# [WHAT IS BEING ASKED]
Reproduce all the material exactly, minus any pictures it holds.

________________________

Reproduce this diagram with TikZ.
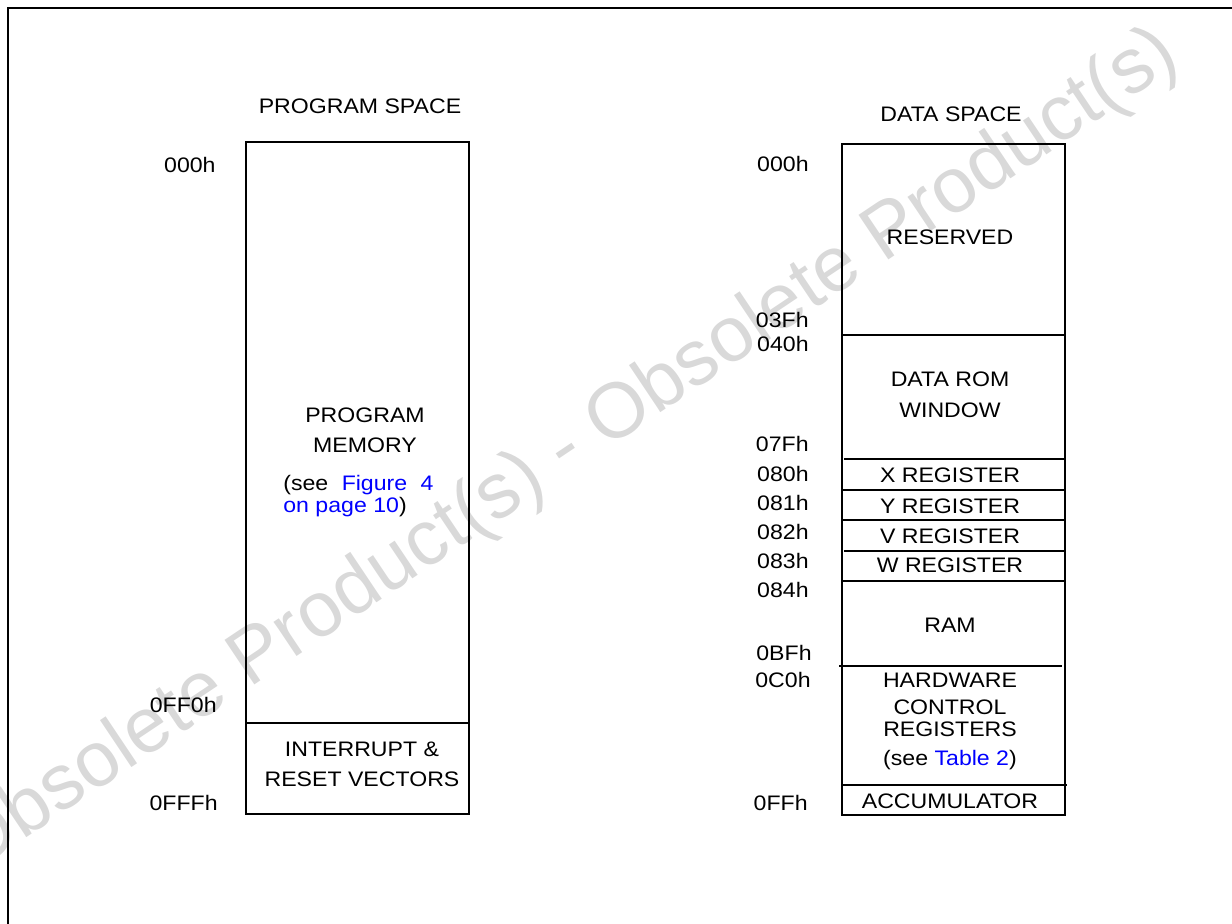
\documentclass[tikz,border=0pt]{standalone}
\usepackage{fontspec}
\usepackage{tikz}
\setmainfont[FakeStretch=1.1]{Liberation Sans}
\newfontfamily\wmfont{Liberation Sans}

\tikzset{
	lbl/.style={font=\fontsize{10.5}{13.5}\selectfont, inner sep=0pt},
	addr/.style={lbl, anchor=base east},
	txt/.style={lbl, anchor=base, align=center},
	box/.style={line width=1pt},
	wmark/.style={font=\wmfont\fontsize{39}{47}\selectfont, text=black!15, inner sep=0pt, anchor=base west, rotate=33.8}
}

\begin{document}
\begin{tikzpicture}[x=0.5pt, y=-0.5pt]
	\useasboundingbox (0,0) rectangle (1232,924);
	\node[wmark] (obs) at (-28,874) {Obsolete Product(s) - Obsolete Product(s)};
	\draw[line width=1pt] (8,924) -- (8,8) -- (1232,8);

	\begin{scope}
	  % program space
	  \draw[box] (246,142) rectangle (469,814);
	  \draw[box] (246,723) -- (469,723);
	  \node[txt] (progspace) at (360,114) {PROGRAM SPACE};
	  \node[txt] (progmem) at (365,453) {PROGRAM\\[1.5pt]MEMORY};
	  \node[lbl, anchor=base west, align=left] (progsee) at (283,513) {(see\hspace{3.5pt} \textcolor{blue}{Figure\hspace{3.5pt} 4}\\[-2.2pt]\textcolor{blue}{on page 10})};
	  \node[txt] (vectors) at (362,786) {INTERRUPT \&\\[1.5pt]RESET VECTORS};
	  \node[addr] (p000) at (216,173) {000h};
	  \node[addr] (p0ff0) at (217,712) {0FF0h};
	  \node[addr] (p0fff) at (218,810) {0FFFh};
	\end{scope}

	\begin{scope}
	  % data space
	  \draw[box] (842,144) rectangle (1065,815);
	  \draw[box] (842,335) -- (1065,335);
	  \draw[box] (844,459) -- (1065,459);
	  \draw[box] (842,490) -- (1065,490);
	  \draw[box] (842,520) -- (1065,520);
	  \draw[box] (844,551) -- (1065,551);
	  \draw[box] (842,581) -- (1065,581);
	  \draw[box] (839,666) -- (1062,666);
	  \draw[box] (842,785) -- (1067,785);
	  \node[txt] (dataspace) at (951,122) {DATA SPACE};
	  \node[txt] (reserved) at (950,245) {RESERVED};
	  \node[txt] (romwin) at (950,418) {DATA ROM\\[2pt]WINDOW};
	  \node[txt] (xreg) at (950,483) {X REGISTER};
	  \node[txt] (yreg) at (950,514) {Y REGISTER};
	  \node[txt] (vreg) at (950,544) {V REGISTER};
	  \node[txt] (wreg) at (950,573) {W REGISTER};
	  \node[txt] (ram) at (950,633) {RAM};
	  \node[txt] (hwctrl) at (950,765) {HARDWARE\\CONTROL\\[-2.5pt]REGISTERS\\[1pt](see \textcolor{blue}{Table 2})};
	  \node[txt] (acc) at (950,808) {ACCUMULATOR};
	  \node[addr] (d000) at (809,172) {000h};
	  \node[addr] (d03f) at (809,328) {03Fh};
	  \node[addr] (d040) at (809,352) {040h};
	  \node[addr] (d07f) at (809,452) {07Fh};
	  \node[addr] (d080) at (809,482) {080h};
	  \node[addr] (d081) at (809,511) {081h};
	  \node[addr] (d082) at (809,540) {082h};
	  \node[addr] (d083) at (809,569) {083h};
	  \node[addr] (d084) at (809,598) {084h};
	  \node[addr] (d0bf) at (812,661) {0BFh};
	  \node[addr] (d0c0) at (811,688) {0C0h};
	  \node[addr] (d0ff) at (808,810) {0FFh};
	\end{scope}
\end{tikzpicture}
\end{document}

________________________

# [SOLUTION FOR THIS PROBLEM]
Reproduce this diagram with TikZ.
\documentclass[tikz,border=0pt]{standalone}
\usepackage{fontspec}
\usepackage{tikz}
\setmainfont[FakeStretch=1.1]{Liberation Sans}
\newfontfamily\wmfont{Liberation Sans}

\tikzset{
	lbl/.style={font=\fontsize{10.5}{13.5}\selectfont, inner sep=0pt},
	addr/.style={lbl, anchor=base east},
	txt/.style={lbl, anchor=base, align=center},
	box/.style={line width=1pt},
	wmark/.style={font=\wmfont\fontsize{39}{47}\selectfont, text=black!15, inner sep=0pt, anchor=base west, rotate=33.8}
}

\begin{document}
\begin{tikzpicture}[x=0.5pt, y=-0.5pt]
	\useasboundingbox (0,0) rectangle (1232,924);
	\node[wmark] (obs) at (-28,874) {Obsolete Product(s) - Obsolete Product(s)};
	\draw[line width=1pt] (8,924) -- (8,8) -- (1232,8);

	\begin{scope}
	  % program space
	  \draw[box] (246,142) rectangle (469,814);
	  \draw[box] (246,723) -- (469,723);
	  \node[txt] (progspace) at (360,114) {PROGRAM SPACE};
	  \node[txt] (progmem) at (365,453) {PROGRAM\\[1.5pt]MEMORY};
	  \node[lbl, anchor=base west, align=left] (progsee) at (283,513) {(see\hspace{3.5pt} \textcolor{blue}{Figure\hspace{3.5pt} 4}\\[-2.2pt]\textcolor{blue}{on page 10})};
	  \node[txt] (vectors) at (362,786) {INTERRUPT \&\\[1.5pt]RESET VECTORS};
	  \node[addr] (p000) at (216,173) {000h};
	  \node[addr] (p0ff0) at (217,712) {0FF0h};
	  \node[addr] (p0fff) at (218,810) {0FFFh};
	\end{scope}

	\begin{scope}
	  % data space
	  \draw[box] (842,144) rectangle (1065,815);
	  \draw[box] (842,335) -- (1065,335);
	  \draw[box] (844,459) -- (1065,459);
	  \draw[box] (842,490) -- (1065,490);
	  \draw[box] (842,520) -- (1065,520);
	  \draw[box] (844,551) -- (1065,551);
	  \draw[box] (842,581) -- (1065,581);
	  \draw[box] (839,666) -- (1062,666);
	  \draw[box] (842,785) -- (1067,785);
	  \node[txt] (dataspace) at (951,122) {DATA SPACE};
	  \node[txt] (reserved) at (950,245) {RESERVED};
	  \node[txt] (romwin) at (950,418) {DATA ROM\\[2pt]WINDOW};
	  \node[txt] (xreg) at (950,483) {X REGISTER};
	  \node[txt] (yreg) at (950,514) {Y REGISTER};
	  \node[txt] (vreg) at (950,544) {V REGISTER};
	  \node[txt] (wreg) at (950,573) {W REGISTER};
	  \node[txt] (ram) at (950,633) {RAM};
	  \node[txt] (hwctrl) at (950,765) {HARDWARE\\CONTROL\\[-2.5pt]REGISTERS\\[1pt](see \textcolor{blue}{Table 2})};
	  \node[txt] (acc) at (950,808) {ACCUMULATOR};
	  \node[addr] (d000) at (809,172) {000h};
	  \node[addr] (d03f) at (809,328) {03Fh};
	  \node[addr] (d040) at (809,352) {040h};
	  \node[addr] (d07f) at (809,452) {07Fh};
	  \node[addr] (d080) at (809,482) {080h};
	  \node[addr] (d081) at (809,511) {081h};
	  \node[addr] (d082) at (809,540) {082h};
	  \node[addr] (d083) at (809,569) {083h};
	  \node[addr] (d084) at (809,598) {084h};
	  \node[addr] (d0bf) at (812,661) {0BFh};
	  \node[addr] (d0c0) at (811,688) {0C0h};
	  \node[addr] (d0ff) at (808,810) {0FFh};
	\end{scope}
\end{tikzpicture}
\end{document}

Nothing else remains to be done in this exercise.